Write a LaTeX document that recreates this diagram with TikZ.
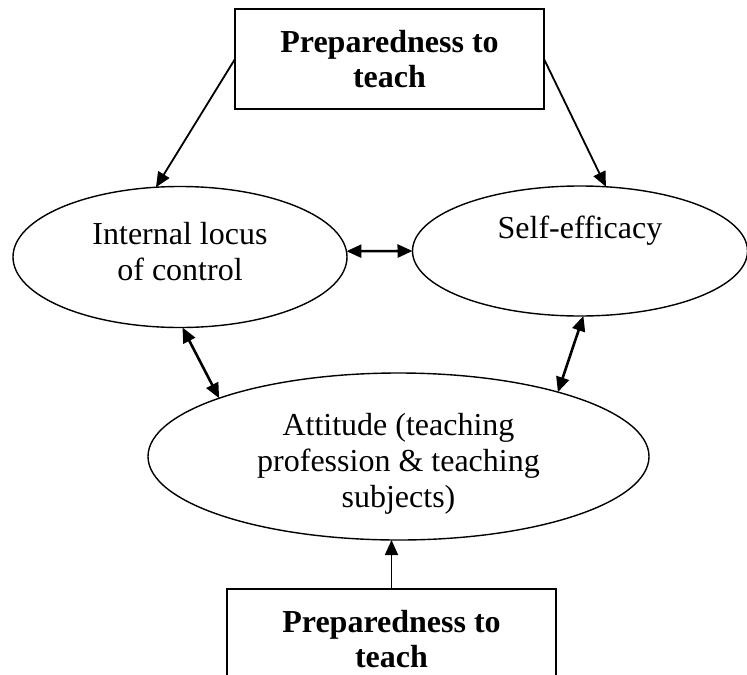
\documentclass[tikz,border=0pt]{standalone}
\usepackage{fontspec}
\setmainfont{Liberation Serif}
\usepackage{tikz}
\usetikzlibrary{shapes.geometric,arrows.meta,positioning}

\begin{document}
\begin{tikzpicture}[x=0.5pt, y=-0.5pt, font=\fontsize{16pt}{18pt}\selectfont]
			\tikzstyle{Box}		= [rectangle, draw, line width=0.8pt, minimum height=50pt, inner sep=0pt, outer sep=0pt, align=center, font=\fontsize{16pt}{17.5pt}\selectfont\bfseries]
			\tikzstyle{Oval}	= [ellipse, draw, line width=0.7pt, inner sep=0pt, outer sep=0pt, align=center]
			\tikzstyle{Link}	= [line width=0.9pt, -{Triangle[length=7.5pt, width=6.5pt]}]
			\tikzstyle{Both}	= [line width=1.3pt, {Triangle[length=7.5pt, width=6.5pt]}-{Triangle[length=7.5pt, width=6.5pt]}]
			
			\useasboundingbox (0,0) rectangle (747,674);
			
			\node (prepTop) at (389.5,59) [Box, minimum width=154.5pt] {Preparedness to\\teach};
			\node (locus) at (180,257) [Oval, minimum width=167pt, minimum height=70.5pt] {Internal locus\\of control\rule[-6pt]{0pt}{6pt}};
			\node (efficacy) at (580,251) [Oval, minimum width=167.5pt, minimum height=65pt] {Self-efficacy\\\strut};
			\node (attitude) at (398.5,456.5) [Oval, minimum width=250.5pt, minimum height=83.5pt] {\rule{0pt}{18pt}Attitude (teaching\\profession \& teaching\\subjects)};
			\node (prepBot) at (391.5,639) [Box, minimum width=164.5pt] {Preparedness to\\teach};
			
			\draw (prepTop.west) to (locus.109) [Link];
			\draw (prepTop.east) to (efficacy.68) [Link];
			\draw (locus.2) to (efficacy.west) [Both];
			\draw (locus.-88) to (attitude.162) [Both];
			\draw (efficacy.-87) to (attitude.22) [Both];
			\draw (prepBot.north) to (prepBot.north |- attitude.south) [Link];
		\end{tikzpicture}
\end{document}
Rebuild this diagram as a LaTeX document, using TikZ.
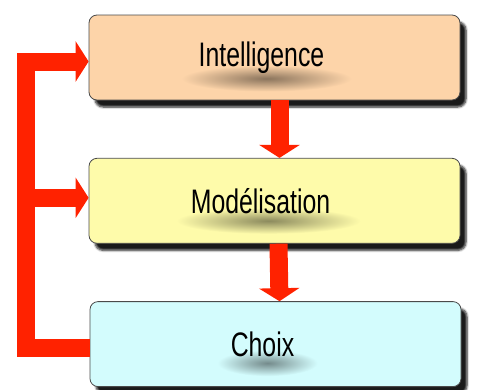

::::

_Exercise details_.
Leave out the pictures, then repeat the listing above exactly from its first line to the line with "(prepBot) at (391.5,639)", inclusive.

_Result for this task_.
Write a LaTeX document that recreates this diagram with TikZ.
\documentclass[tikz,border=0pt]{standalone}
\usepackage{fontspec}
\setmainfont{Liberation Serif}
\usepackage{tikz}
\usetikzlibrary{shapes.geometric,arrows.meta,positioning}

\begin{document}
\begin{tikzpicture}[x=0.5pt, y=-0.5pt, font=\fontsize{16pt}{18pt}\selectfont]
			\tikzstyle{Box}		= [rectangle, draw, line width=0.8pt, minimum height=50pt, inner sep=0pt, outer sep=0pt, align=center, font=\fontsize{16pt}{17.5pt}\selectfont\bfseries]
			\tikzstyle{Oval}	= [ellipse, draw, line width=0.7pt, inner sep=0pt, outer sep=0pt, align=center]
			\tikzstyle{Link}	= [line width=0.9pt, -{Triangle[length=7.5pt, width=6.5pt]}]
			\tikzstyle{Both}	= [line width=1.3pt, {Triangle[length=7.5pt, width=6.5pt]}-{Triangle[length=7.5pt, width=6.5pt]}]
			
			\useasboundingbox (0,0) rectangle (747,674);
			
			\node (prepTop) at (389.5,59) [Box, minimum width=154.5pt] {Preparedness to\\teach};
			\node (locus) at (180,257) [Oval, minimum width=167pt, minimum height=70.5pt] {Internal locus\\of control\rule[-6pt]{0pt}{6pt}};
			\node (efficacy) at (580,251) [Oval, minimum width=167.5pt, minimum height=65pt] {Self-efficacy\\\strut};
			\node (attitude) at (398.5,456.5) [Oval, minimum width=250.5pt, minimum height=83.5pt] {\rule{0pt}{18pt}Attitude (teaching\\profession \& teaching\\subjects)};
			\node (prepBot) at (391.5,639) [Box, minimum width=164.5pt] {Preparedness to\\teach};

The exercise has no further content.